Like anyone feeling stumped, I brought the question to the team, hoping someone would find some insight where I didn’t – and it turned out that our Android application in fact offered more points of access to support than the iOS app – that is, the Android app offered folks a chance to reach support at points of failure and error messages, whereas the iOS device did not. All of these additional access points did not require a customer to go through the usual flow of FAQ before reaching out to support.

Mystery solved. We’re increasing the number of access points to support in the iOS app.

Working on the mobile apps has revealed to me again and again that the lower the barrier to entry is, the better you’ll be able to hear from your customers. They have a lot of valuable things to say – given the opportunity, they’ll help you to make better things.

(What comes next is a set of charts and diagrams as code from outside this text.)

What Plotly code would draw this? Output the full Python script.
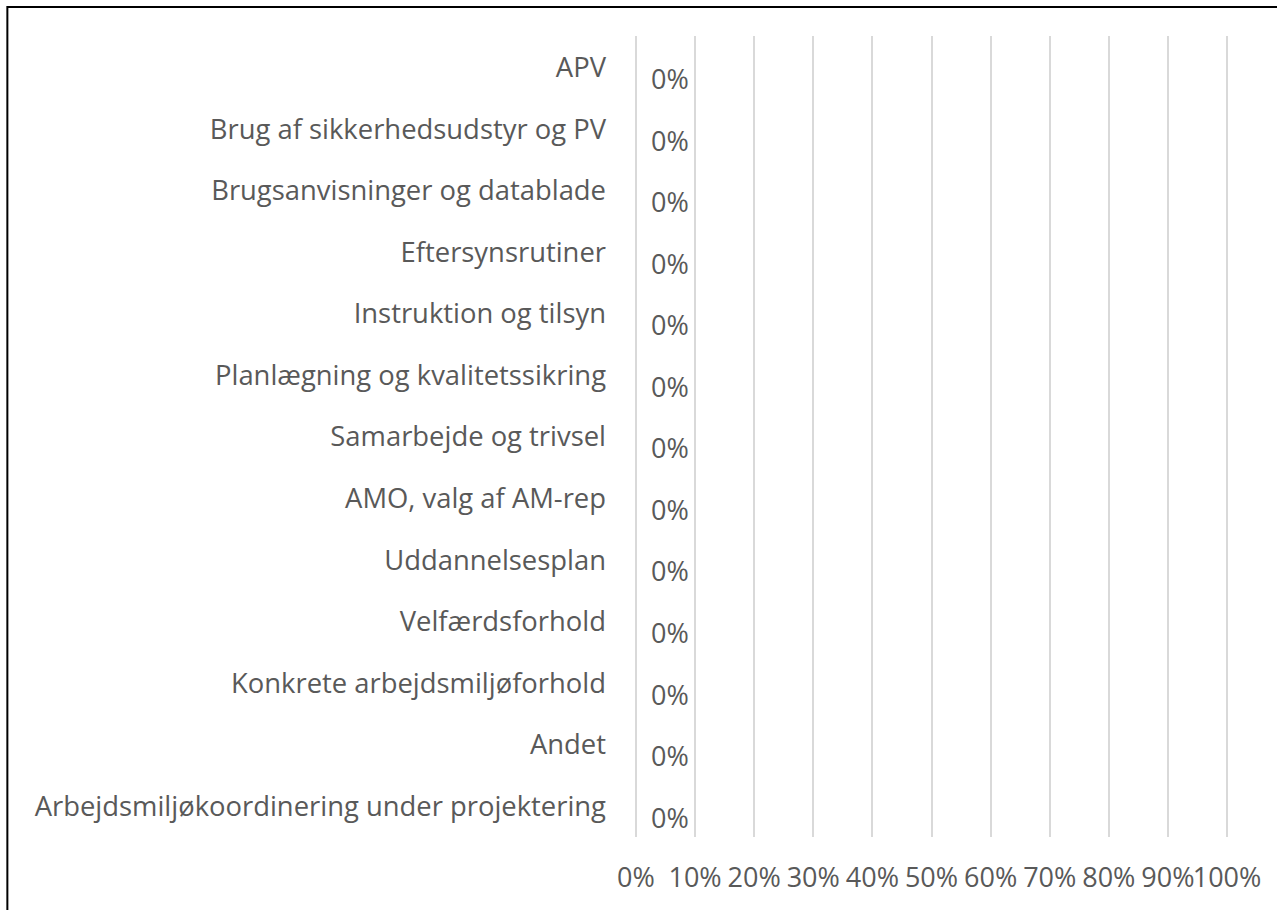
import plotly.graph_objects as go

categories = [
    "APV",
    "Brug af sikkerhedsudstyr og PV",
    "Brugsanvisninger og datablade",
    "Eftersynsrutiner",
    "Instruktion og tilsyn",
    "Planlægning og kvalitetssikring",
    "Samarbejde og trivsel",
    "AMO, valg af AM-rep",
    "Uddannelsesplan",
    "Velfærdsforhold",
    "Konkrete arbejdsmiljøforhold",
    "Andet",
    "Arbejdsmiljøkoordinering under projektering",
]
values = [0, 0, 0, 0, 0, 0, 0, 0, 0, 0, 0, 0, 0]
tick_values = [0, 0.1, 0.2, 0.3, 0.4, 0.5, 0.6, 0.7, 0.8, 0.9, 1.0]
tick_labels = ["0%", "10%", "20%", "30%", "40%", "50%", "60%", "70%", "80%", "90%", "100%"]

W, H = 1277, 910
PAD = 0.005
X0, X100 = 636, 1227          # pixel positions of 0% and 100%
UNIT = X100 - X0
L = X0 - PAD * UNIT
R = X100 + PAD * UNIT
T, B = 35.5, 837

fig = go.Figure()
fig.add_trace(go.Bar(
    y=categories, x=values, orientation="h",
    marker=dict(color="#4472C4", line=dict(width=0)),
    showlegend=False, hoverinfo="x+y",
))

for c, v in zip(categories, values):
    fig.add_annotation(
        x=v, y=c, xref="x", yref="y", text=f"{v:.0%}", showarrow=False,
        xanchor="left", yanchor="middle", xshift=13, yshift=-11,
        font=dict(family="Open Sans", size=27, color="#595959"),
    )

pw = R - L
ph = B - T
def px_x(px):
    return (px - L) / pw
def px_y(py):
    return (B - py) / ph

fig.add_shape(
    type="rect", xref="paper", yref="paper",
    x0=px_x(7.5), x1=px_x(1300), y0=px_y(6.5), y1=px_y(940),
    line=dict(color="black", width=2), fillcolor="rgba(0,0,0,0)", layer="above",
)

fig.update_layout(
    width=W, height=H,
    margin=dict(l=L, r=W - R, t=T, b=H - B, pad=0),
    paper_bgcolor="white", plot_bgcolor="white",
    bargap=0.5,
    xaxis=dict(
        range=[-PAD, 1 + PAD], tickvals=tick_values, ticktext=tick_labels,
        showgrid=True, gridcolor="#d9d9d9", gridwidth=2,
        zeroline=False, showline=False, ticks="", tickangle=0,
        tickfont=dict(family="Open Sans", size=27, color="#595959"),
        ticklabelstandoff=22, fixedrange=True,
    ),
    yaxis=dict(
        categoryorder="array", categoryarray=categories, autorange="reversed",
        showgrid=False, zeroline=False, showline=False, ticks="",
        tickfont=dict(family="Open Sans", size=27.4, color="#595959"),
        ticklabelstandoff=26, fixedrange=True,
    ),
)

fig.write_html(
    "out.html",
    config={"displayModeBar": False},
    post_script="document.body.style.margin='0';document.body.style.overflow='hidden';",
)
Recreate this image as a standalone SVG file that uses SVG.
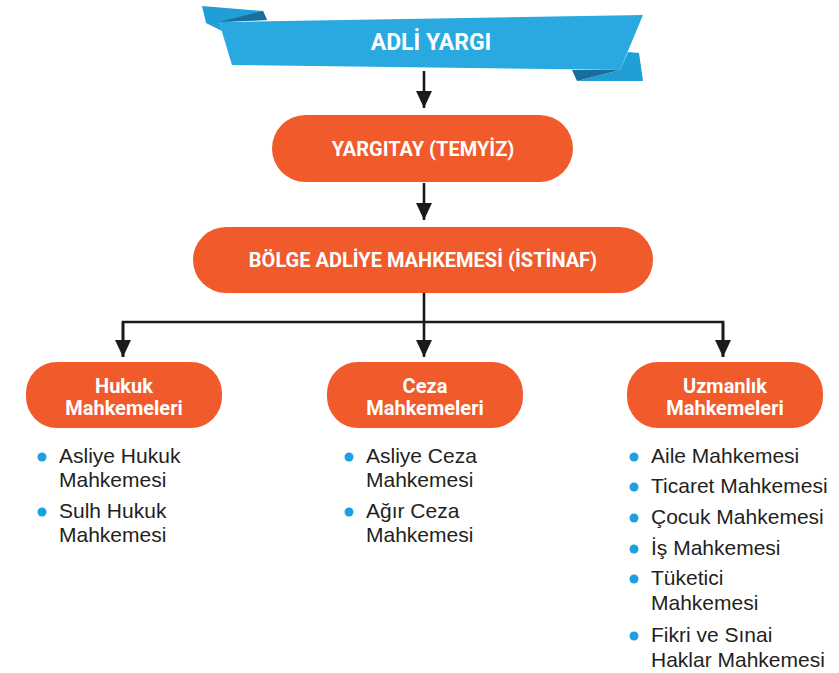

If you’re keeping track, yes, this is the second story about working with the mobile team where I end up increasing the number of incoming support requests. Yes, I am the worst.

Getting Started with SQL

Startup Stock Photo

If you’re interested in data, you’re going to have to learn to interact with data one way or another – there are an awful lot of tools out there, and many are optimized for certain professions or fields. The Doctor uses SPSS for her analysis, but she’s an academic psychologist – not a super useful tool for folks interested in growth. For me, working at WordPress.com, SQL seemed like a great place to start, since many of the WordPress foundations are built on plain old SQL tables.

There are lots of places where folks will be very glad to take your money to teach you SQL (or anything else, for that matter) – in matters of education, I would encourage you to examine your options, and to at least get a taste of the no-cost options. With the Internet as it is, there is such a wealth of information and generosity of spirit, a dedicated and motivated learner can often find themselves with more than enough educational resources at their fingertips.

For me, I started with Khan Academy’s Hour of Code on SQL – available here – KA really does a great job, and the subjects they cover are growing every day. Once you’ve spent an hour with them, if you’re following my footsteps anyway, you’d want to move on to SQL Zoo, a wiki-style educational series of problems and a number of different databases to play with.

After SQL Zoo, I’m not sure! Are there other resources that you would recommend for a data-driven autodidact?